There's no need to go through [Alex Rodriguez's] October numbers once again except to say that he did more in the three games of the Division Series against the Twins than he had done in his four previous Yankees postseasons, at least after Game 3 of the 2004 ALCS.
Let's try to forget for a moment that this piece is the predictable response on a good series by A-Rod: a backhanded compliment designed to remind the reader of how much A-Rod sucks and to set up the story line in case A-Rod plays poorly in the future. Baseball writers just can't get enough of the "A-Rod is a choker" story, so they're gonna try to keep it alive at all costs.
But let's try to forget about that for a second. The real highlight of the above quote is the way Matthews deliberately skews the reader's perception of Alex Rodriguez's past postseason performance with the New York Yankees. You see that last dangling clause there" The one that says, "at least after Game 3 of the 2004 ALCS"? That phrase does three things to poison the well against A-Rod:
- Conjure up memories of the 2004 ALCS, every Yankee fan's worst nightmare.
- Sweep away games before Game 4 of the 2004 ALCS as being irrelevant to the discussion.
- Leave the impression that the period before Game 4 of the 2004 ALCS only barely alters the argument.
There's only one problem: Matthew's claim is completely unsupportable if one considers the period he's trying to exclude! The impression that he's deliberately attempting to leave is completely at odds with the facts, and it's not close! A-Rod's performance before Game 4 of the 2004 ALCS was incredible. He hit .421 against the Twins in the ALDS that year with three doubles, a home run, three runs scored, three RsBI, and one very clutch stolen base.

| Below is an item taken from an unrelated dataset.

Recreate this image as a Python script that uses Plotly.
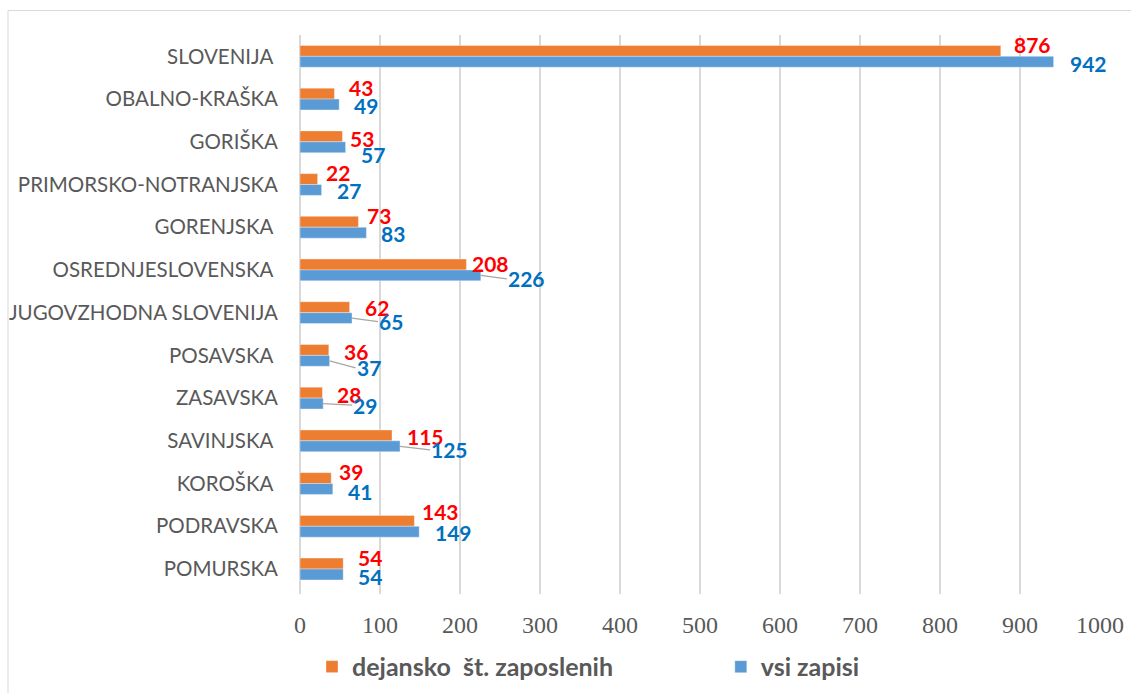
import plotly.graph_objects as go

# ---- data (top to bottom as displayed) ----
categories = ["SLOVENIJA", "OBALNO-KRAŠKA", "GORIŠKA", "PRIMORSKO-NOTRANJSKA", "GORENJSKA",
              "OSREDNJESLOVENSKA", "JUGOVZHODNA SLOVENIJA", "POSAVSKA", "ZASAVSKA",
              "SAVINJSKA", "KOROŠKA", "PODRAVSKA", "POMURSKA"]
tick_labels = ["SLOVENIJA\u00a0", "OBALNO-KRAŠKA", "GORIŠKA", "PRIMORSKO-NOTRANJSKA", "GORENJSKA\u00a0",
               "OSREDNJESLOVENSKA\u00a0", "JUGOVZHODNA SLOVENIJA", "POSAVSKA\u00a0", "ZASAVSKA",
               "SAVINJSKA\u00a0", "KOROŠKA\u00a0", "PODRAVSKA", "POMURSKA"]
dejansko = [876, 43, 53, 22, 73, 208, 62, 36, 28, 115, 39, 143, 54]
vsi_zapisi = [942, 49, 57, 27, 83, 226, 65, 37, 29, 125, 41, 149, 54]
x_ticks = [0, 100, 200, 300, 400, 500, 600, 700, 800, 900, 1000]
series_names = ["dejansko\u00a0 št. zaposlenih", "vsi zapisi"]

# ---- label placement styling (pixel offsets from bar end / bar centre) ----
o_dx = [12, 14, 7, 7, 8, 5, 14, 14, 14, 14, 7, 7, 14]
o_dy = [-6.5, -6, 2, -7, -6.5, -1, 0, 1.5, 1.5, 1, -6.5, -9.5, -6]
b_dx = [15, 14, 14, 14, 14, 26, 26, 26, 29, 30, 14, 15, 14]
b_dy = [1.3, 1, 7.5, 0.5, 0.5, 3.5, 3.5, 7, 1.5, 3.5, 2, 0.5, 2]
b_leader = [False, False, False, False, False, True, True, True, True, True, False, False, False]

ORANGE = "#ED7D31"
BLUE = "#5B9BD5"
GREY_TXT = "#595959"
GRID = "#D9D9D9"

fig = go.Figure()
fig.add_trace(go.Bar(
    y=categories, x=dejansko, orientation="h", name=series_names[0],
    marker=dict(color=ORANGE, line=dict(color="rgba(255,255,255,0.35)", width=1)),
    hoverinfo="x+y", legend="legend"))
fig.add_trace(go.Bar(
    y=categories, x=vsi_zapisi, orientation="h", name=series_names[1],
    marker=dict(color=BLUE, line=dict(color="rgba(255,255,255,0.35)", width=1)),
    hoverinfo="x+y", legend="legend2"))

annotations = []
for i, c in enumerate(categories):
    annotations.append(dict(
        x=dejansko[i], y=c, xref="x", yref="y", text=str(dejansko[i]),
        showarrow=True, arrowhead=0, arrowwidth=1, arrowcolor="rgba(0,0,0,0)",
        ax=o_dx[i], ay=o_dy[i], xanchor="left", yanchor="middle", yshift=5.5,
        borderpad=0, font=dict(family="Lato", size=21, color="#FF0000", weight="bold")))
    annotations.append(dict(
        x=vsi_zapisi[i], y=c, xref="x", yref="y", text=str(vsi_zapisi[i]),
        showarrow=True, arrowhead=0, arrowwidth=1.2,
        arrowcolor="#A6A6A6" if b_leader[i] else "rgba(0,0,0,0)",
        ax=b_dx[i], ay=b_dy[i], xanchor="left", yanchor="middle", yshift=-5.5,
        borderpad=0, font=dict(family="Lato", size=21, color="#0070C0", weight="bold")))

shapes = [
    dict(type="line", xref="paper", yref="paper", x0=-0.365, x1=-0.365, y0=1.0438, y1=-0.2,
         line=dict(color=GRID, width=1)),
    dict(type="line", xref="paper", yref="paper", x0=-0.365, x1=1.05, y0=1.0438, y1=1.0438,
         line=dict(color=GRID, width=1)),
]

legend_font = dict(family="Lato", size=25, color=GREY_TXT, weight="bold")

fig.update_layout(
    width=1131, height=693,
    margin=dict(l=300, r=31, t=34.5, b=98.5, autoexpand=False),
    paper_bgcolor="white", plot_bgcolor="white",
    barmode="group", bargap=0.49, bargroupgap=0,
    showlegend=True,
    legend=dict(orientation="h", x=0.015, y=-0.1304, xanchor="left", yanchor="middle",
                font=legend_font, bgcolor="rgba(0,0,0,0)"),
    legend2=dict(orientation="h", x=0.526, y=-0.1304, xanchor="left", yanchor="middle",
                 font=legend_font, bgcolor="rgba(0,0,0,0)"),
    annotations=annotations, shapes=shapes,
    xaxis=dict(range=[0, 1000], tickmode="array", tickvals=x_ticks,
               showgrid=True, gridcolor=GRID, gridwidth=2,
               zeroline=True, zerolinecolor=GRID, zerolinewidth=2,
               showline=False, ticks="", ticklabelstandoff=14, ticklabeloverflow="allow",
               tickfont=dict(family="Liberation Serif", size=24, color=GREY_TXT)),
    yaxis=dict(categoryorder="array", categoryarray=categories, autorange="reversed",
               tickmode="array", tickvals=categories, ticktext=tick_labels,
               showgrid=False, zeroline=False, showline=False, ticks="",
               ticklabelstandoff=21,
               tickfont=dict(family="Lato", size=20.5, color=GREY_TXT)),
)

fig.write_html(
    "out.html",
    config={"displayModeBar": False},
    post_script="document.body.style.margin='0';document.body.style.padding='0';"
                "document.body.style.overflow='hidden';",
)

In the first three games of the ALCS, Alex accumulated six hits, including a home run and two doubles, scored seven runs, and picked up three RsBI.
So, yeah, if we ignore some minor games where A-Rod got fourteen hits, five doubles, two home runs, ten runs scored, and six RsBI, then his series against the Twins in 2009 obviously dwarfs all his previous accomplishments.
Also, it should be noted that in Game 4 of the 2004 ALCS, Alex hit a two run home run in the third inning while the game was scoreless. You'd have been forgiven for thinking that Alex was a one man postseason wrecking crew at that time. He didn't start playing poorly until Game 5.
Remember: never let facts get in the way of a good story.